8 spaces is awfully way too small for a 90A feed. You won't even begin to make use of it. Since the hose rack is leaving anyway, I'd just use a taller panel that extends into that space.

number 1. Is 2-2-2-4 aluminum a good choice? I know this is oversized. This cable is capable of 100amps and derated to 90amps as it is used for a feeder within a dwelling. I will only be installing a 60amp breaker to feed this subpanel. Maybe 80amp if need be in the future.

It is capable of 90 amps. A 100A whole-house service gets a favorable derate of 83% (310.15(B)(7)) so it calculates wire size based on 83A. This will suffice.

But it's my favorite size of cable, since it occupies a pricing "sweet spot" due to its popularity. It is about the price of 10/3 copper so I recommend this cable for all 30-90A feeders.

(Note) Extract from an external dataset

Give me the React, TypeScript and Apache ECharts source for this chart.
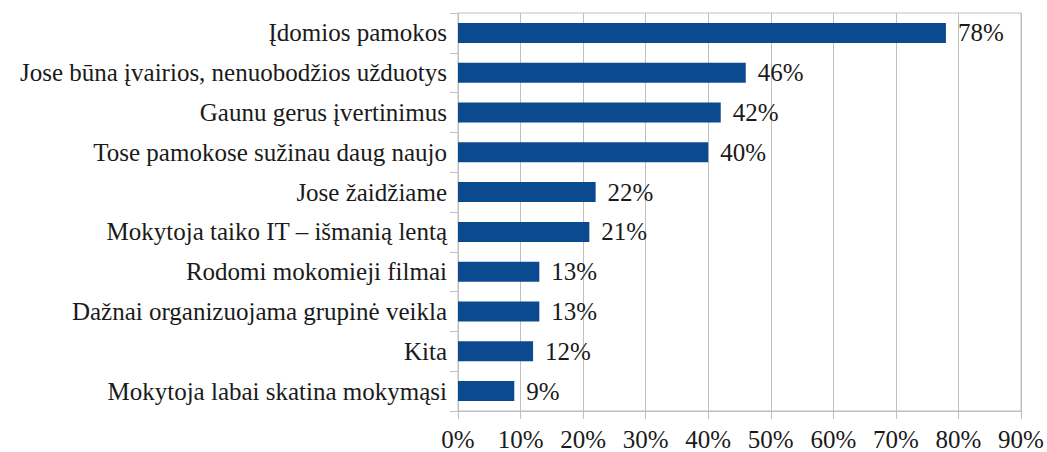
import React, { useEffect, useRef } from "react";
import * as echarts from "echarts";

const categories = [
  "Įdomios pamokos",
  "Jose būna įvairios, nenuobodžios užduotys",
  "Gaunu gerus įvertinimus",
  "Tose pamokose sužinau daug naujo",
  "Jose žaidžiame",
  "Mokytoja taiko IT – išmanią lentą",
  "Rodomi mokomieji filmai",
  "Dažnai organizuojama grupinė veikla",
  "Kita",
  "Mokytoja labai skatina mokymąsi",
];
const values = [78, 46, 42, 40, 22, 21, 13, 13, 12, 9];

const FONT = "Liberation Serif";
const FS = 25;

export default function App() {
  const ref = useRef<HTMLDivElement>(null);
  useEffect(() => {
    const chart = echarts.init(ref.current!, null, { renderer: "svg" });
    chart.setOption({
      animation: false,
      textStyle: { fontFamily: FONT },
      grid: {
        left: 458,
        right: 26,
        top: 13,
        bottom: 41,
        containLabel: false,
        show: true,
        borderColor: "#bfbfbf",
        borderWidth: 1,
      },
      xAxis: {
        type: "value",
        min: 0,
        max: 90,
        interval: 10,
        axisLine: { show: true, lineStyle: { color: "#bfbfbf" } },
        axisTick: { show: true, length: 8, lineStyle: { color: "#bfbfbf" } },
        splitLine: { show: true, lineStyle: { color: "#bfbfbf" } },
        axisLabel: {
          formatter: "{value}%",
          color: "#1a1a1a",
          fontFamily: FONT,
          fontSize: FS,
          margin: 16,
        },
      },
      yAxis: {
        type: "category",
        data: categories,
        inverse: true,
        axisLine: { show: true, lineStyle: { color: "#bfbfbf" } },
        axisTick: { show: true, length: 8, lineStyle: { color: "#bfbfbf" } },
        axisLabel: {
          color: "#1a1a1a",
          fontFamily: FONT,
          fontSize: FS,
          margin: 11,
        },
      },
      series: [
        {
          type: "bar",
          data: values,
          barWidth: 20,
          itemStyle: { color: "#0b4a8e" },
          label: {
            show: true,
            position: "right",
            distance: 12,
            formatter: "{c}%",
            color: "#1a1a1a",
            fontFamily: FONT,
            fontSize: FS,
          },
        },
      ],
    });
    return () => chart.dispose();
  }, []);
  return (
    <div
      ref={ref}
      style={{ position: "absolute", left: 0, top: 0, width: 1047, height: 452, background: "#fff" }}
    />
  );
}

You can always go smaller than 90A breaker (except you can't go smaller than 60A because #2 wire won't fit on a 15-50A breaker). 60A is the cheapest option ($10) so that's exactly what I'd do.

Number 2. How would you route the cable from the basement into the garage passing over the area above the staircase?
Number 3. How would you protect the cable as it passes through the plaster wall?
Numbers 5-6. Mooted.

You really want to ask ME that? LOL I'd run the whole shebang in EMT metal conduit panel-panel without a second thought. LB/LL/LR conduit bodies where practicable, sweeps where not. Then I'd put three #2Al THHN individual wires in there (EMT is the ground).

Number 4. Would you use 1-1/2" conduit? Smaller? Larger?

1-1/2" would be fine and would allow up to 200A and provide ease of pulling for anything smaller. Great novice choice (novice at pulling I mean).

Number 7. Should I route the cable completely different?

I would revisit my choice of panel location in light of the working space rules, i.e. where will be a place that won't tend to be blocked in by stuff?